▸ **REQUIRED WORK**
Write out again exactly the lines from the one containing "Write the Apache ECharts code for this chart." through the one containing "var seriesName = '高级卒中中心数量';", both included, and omit the pictures.

▸ **PROVIDED ENTRIES**
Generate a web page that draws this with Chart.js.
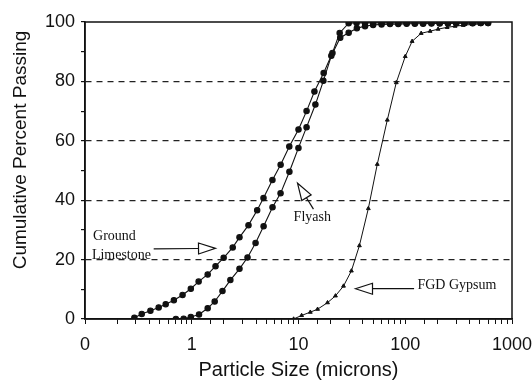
<!DOCTYPE html>
<html>
<head>
<meta charset="utf-8">
<script src="https://cdn.jsdelivr.net/npm/chart.js@4"></script>
<style>
  html, body { margin: 0; padding: 0; background: #fff; }
</style>
</head>
<body>
<canvas id="psdChart" width="532" height="383"></canvas>
<script>
// Particle size distributions
const limestoneX = [0.29, 0.34, 0.41, 0.49, 0.57, 0.68, 0.82, 0.98, 1.16, 1.41, 1.67, 1.99, 2.42, 2.8, 3.4, 4.1, 4.7, 5.7, 6.8, 8.2, 10.0, 11.9, 14.1, 17.2, 20.8, 24.3, 29.5, 35, 42, 50, 60, 72, 86, 103, 123, 147, 176, 210, 251, 300, 358, 428, 510, 597];
const limestoneY = [0.4, 1.7, 2.8, 3.9, 5.0, 6.3, 8.1, 10.2, 12.6, 15.0, 17.8, 20.6, 24.1, 27.5, 31.6, 36.6, 40.7, 46.8, 51.9, 58.1, 63.8, 70.0, 76.6, 82.8, 89.6, 96.3, 99.6, 99.7, 99.7, 99.7, 99.7, 99.7, 99.7, 99.7, 99.7, 99.7, 99.7, 99.7, 99.7, 99.7, 99.7, 99.7, 99.7, 99.7];

const flyashX = [0.71, 0.84, 0.98, 1.17, 1.41, 1.64, 1.94, 2.3, 2.8, 3.33, 3.96, 4.71, 5.71, 6.79, 8.22, 9.99, 11.9, 14.4, 17.1, 20.3, 24.6, 29.5, 35.2, 42, 50, 60, 72, 86, 103, 123, 147, 176, 210, 251, 300, 358, 428, 510, 597];
const flyashY = [0.0, 0.1, 0.7, 1.5, 3.6, 5.9, 9.4, 13.1, 16.9, 20.7, 25.6, 31.2, 37.6, 42.3, 49.6, 57.6, 64.6, 72.2, 80.2, 88.6, 94.7, 96.4, 97.9, 98.6, 99.0, 99.2, 99.3, 99.3, 99.4, 99.4, 99.4, 99.5, 99.5, 99.5, 99.6, 99.6, 99.6, 99.7, 99.7];

const gypsumX = [9.0, 10.7, 12.9, 15.1, 18.7, 22.2, 26.4, 31.3, 37.2, 45.1, 54.7, 67.9, 82.4, 100, 116, 141, 171, 203, 247, 293, 348, 423, 501, 597];
const gypsumY = [0.0, 1.2, 2.3, 3.3, 5.5, 7.8, 11.1, 16.2, 24.7, 37.2, 52.1, 67.0, 79.6, 88.4, 93.5, 96.2, 96.9, 97.6, 98.2, 98.6, 98.9, 99.2, 99.3, 99.5];

// Tick labels on the particle-size axis (0.1 is printed as "0")
const xTickValues = [0.1, 1, 10, 100, 1000];
const xTickLabels = ['0', '1', '10', '100', '1000'];
const yMajorTicks = [0, 20, 40, 60, 80, 100];

// Hand-drawn annotations, given in data units
const noteTexts = ['Ground', 'Limestone', 'Flyash', 'FGD Gypsum'];
const noteX = [0.119, 0.116, 9.0, 130];
const noteY = [27.7, 21.3, 34.3, 11.2];
const arrowTailX = [0.44, 13.8, 121];
const arrowTailY = [23.6, 37.0, 10.2];
const arrowTipX = [1.67, 9.8, 34.2];
const arrowTipY = [23.8, 45.7, 10.2];

const ink = '#111';

function toPoints(xs, ys) {
    return xs.map((v, i) => ({ x: v, y: ys[i] }));
}

function drawArrow(ctx, x1, y1, x2, y2) {
    const ang = Math.atan2(y2 - y1, x2 - x1);
    const len = 17, half = 5.5;
    const bx = x2 - len * Math.cos(ang), by = y2 - len * Math.sin(ang);
    ctx.beginPath();
    ctx.moveTo(x1, y1);
    ctx.lineTo(bx, by);
    ctx.stroke();
    ctx.beginPath();
    ctx.moveTo(x2, y2);
    ctx.lineTo(bx + half * Math.sin(ang), by - half * Math.cos(ang));
    ctx.lineTo(bx - half * Math.sin(ang), by + half * Math.cos(ang));
    ctx.closePath();
    ctx.fillStyle = '#fff';
    ctx.fill();
    ctx.stroke();
}

// Plot frame, rotated y title and the arrow notes
const notesPlugin = {
    id: 'notes',
    beforeDatasetsDraw(chart) {
        const { ctx, chartArea: a } = chart;
        ctx.save();
        ctx.strokeStyle = ink;
        ctx.lineWidth = 1.5;
        ctx.strokeRect(a.left, a.top, a.right - a.left, a.bottom - a.top);
        ctx.restore();
    },
    afterDraw(chart) {
        const { ctx, scales: { x, y } } = chart;
        ctx.save();
        ctx.fillStyle = ink;
        ctx.font = '19px "Liberation Sans", Arial, sans-serif';
        ctx.textAlign = 'center';
        ctx.textBaseline = 'middle';
        ctx.translate(21, 150);
        ctx.rotate(-Math.PI / 2);
        ctx.fillText('Cumulative Percent Passing', 0, 0);
        ctx.restore();

        ctx.save();
        ctx.fillStyle = ink;
        ctx.strokeStyle = ink;
        ctx.lineWidth = 1.2;
        ctx.font = '14px "Liberation Serif", "Times New Roman", serif';
        ctx.textAlign = 'left';
        ctx.textBaseline = 'middle';
        noteTexts.forEach((t, i) => {
            ctx.fillText(t, x.getPixelForValue(noteX[i]), y.getPixelForValue(noteY[i]));
        });
        arrowTailX.forEach((v, i) => {
            drawArrow(ctx,
                x.getPixelForValue(v), y.getPixelForValue(arrowTailY[i]),
                x.getPixelForValue(arrowTipX[i]), y.getPixelForValue(arrowTipY[i]));
        });
        ctx.restore();
    }
};

const tickFont = { family: '"Liberation Sans", Arial, sans-serif', size: 18 };

new Chart(document.getElementById('psdChart').getContext('2d'), {
    type: 'scatter',
    data: {
        datasets: [{
            label: 'Ground Limestone',
            data: toPoints(limestoneX, limestoneY),
            showLine: true,
            borderColor: ink,
            backgroundColor: ink,
            borderWidth: 1.1,
            pointRadius: 2.7,
            pointStyle: 'circle'
        }, {
            label: 'Flyash',
            data: toPoints(flyashX, flyashY),
            showLine: true,
            borderColor: ink,
            backgroundColor: ink,
            borderWidth: 1.1,
            pointRadius: 2.7,
            pointStyle: 'circle'
        }, {
            label: 'FGD Gypsum',
            data: toPoints(gypsumX, gypsumY),
            showLine: true,
            borderColor: ink,
            backgroundColor: ink,
            borderWidth: 1,
            pointRadius: 2.2,
            pointStyle: 'triangle'
        }]
    },
    options: {
        responsive: false,
        animation: false,
        layout: { padding: { top: 22, right: 20, left: 0, bottom: 0 } },
        plugins: {
            legend: { display: false },
            tooltip: { enabled: false }
        },
        scales: {
            x: {
                type: 'logarithmic',
                min: 0.1,
                max: 1000,
                afterFit: s => { s.height = 64; s.paddingLeft = 0; s.paddingRight = 0; },
                border: { color: ink, width: 1.5 },
                grid: { drawOnChartArea: false, tickLength: 5, color: ink },
                ticks: {
                    autoSkip: false,
                    maxRotation: 0,
                    padding: 10,
                    color: ink,
                    font: tickFont,
                    callback: function(value) {
                        const k = xTickValues.findIndex(t => Math.abs(Math.log10(t) - Math.log10(value)) < 1e-6);
                        return k >= 0 ? xTickLabels[k] : '';
                    }
                },
                title: {
                    display: true,
                    text: 'Particle Size (microns)',
                    color: ink,
                    font: { family: '"Liberation Sans", Arial, sans-serif', size: 20 },
                    padding: { top: 0, bottom: 1 }
                }
            },
            y: {
                min: 0,
                max: 100,
                afterFit: s => { s.width = 85; },
                border: { color: ink, width: 1.5, dash: [6, 5] },
                grid: {
                    color: c => (c.tick && c.tick.value > 0 && c.tick.value < 100 && c.tick.value % 20 === 0) ? '#222' : 'rgba(0,0,0,0)',
                    tickColor: ink,
                    tickLength: 4,
                    lineWidth: 1.2
                },
                ticks: {
                    stepSize: 10,
                    padding: 6,
                    color: ink,
                    font: tickFont,
                    callback: v => yMajorTicks.includes(v) ? String(v) : ''
                }
            }
        }
    },
    plugins: [notesPlugin]
});
</script>
</body>
</html>
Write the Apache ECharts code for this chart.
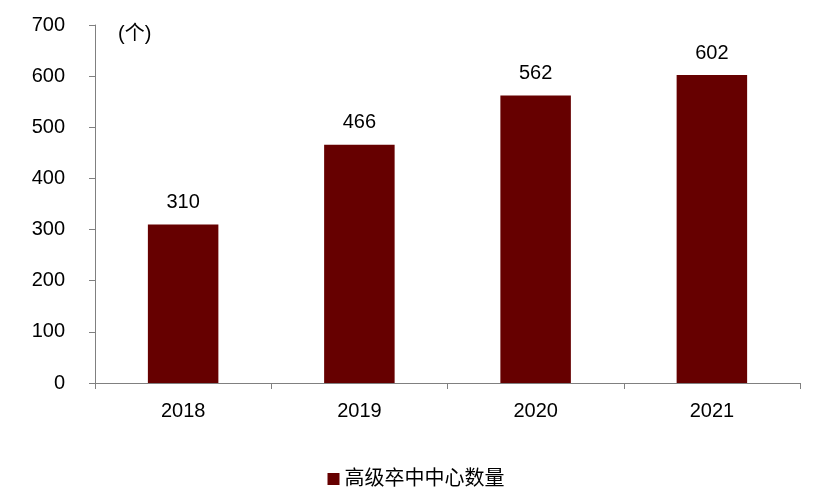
<!DOCTYPE html>
<html>
<head>
<meta charset="utf-8">
<script src="https://cdn.jsdelivr.net/npm/echarts@6/dist/echarts.min.js"></script>
<style>html,body{margin:0;padding:0;background:#fff}</style>
</head>
<body>
<div id="main" style="width:832px;height:504px"></div>
<script>
var categories = ['2018', '2019', '2020', '2021'];
var centerCounts = [310, 466, 562, 602];
var seriesName = '高级卒中中心数量';

var myChart = echarts.init(document.getElementById('main'));
var font = 'Liberation Sans, Noto Sans CJK SC, sans-serif';
myChart.setOption({
  backgroundColor: '#fff',
  animation: false,
  grid: { left: 95, right: 32, top: 25, bottom: 121 },
  graphic: [{
    type: 'text', left: 118, top: 24,
    style: { text: '(个)', font: '20px ' + font, fill: '#000' }
  }],
  legend: {
    bottom: 10, left: 'center',
    icon: 'rect', itemWidth: 12, itemHeight: 12,
    textStyle: { fontSize: 20, color: '#000', fontFamily: font },
    data: [seriesName]
  },
  xAxis: {
    type: 'category',
    data: categories,
    axisLine: { lineStyle: { color: '#808080' } },
    axisTick: { show: true, alignWithLabel: false, length: 6, lineStyle: { color: '#808080' } },
    axisLabel: { fontSize: 20, color: '#000', fontFamily: font, margin: 18 }
  },
  yAxis: {
    type: 'value', min: 0, max: 700, interval: 100,
    axisLine: { show: true, lineStyle: { color: '#808080' } },
    axisTick: { show: true, length: 6, lineStyle: { color: '#808080' } },
    splitLine: { show: false },
    axisLabel: { fontSize: 20, color: '#000', fontFamily: font, margin: 30 }
  },
  series: [{
    name: seriesName,
    type: 'bar',
    barWidth: '40%',
    data: centerCounts,
    itemStyle: { color: '#660000' },
    label: { show: true, position: 'top', distance: 12, fontSize: 20, color: '#000', fontFamily: font }
  }]
});
</script>
</body>
</html>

▸ **ANSWER FOR THE TASK**
Write the Apache ECharts code for this chart.
<!DOCTYPE html>
<html>
<head>
<meta charset="utf-8">
<script src="https://cdn.jsdelivr.net/npm/echarts@6/dist/echarts.min.js"></script>
<style>html,body{margin:0;padding:0;background:#fff}</style>
</head>
<body>
<div id="main" style="width:832px;height:504px"></div>
<script>
var categories = ['2018', '2019', '2020', '2021'];
var centerCounts = [310, 466, 562, 602];
var seriesName = '高级卒中中心数量';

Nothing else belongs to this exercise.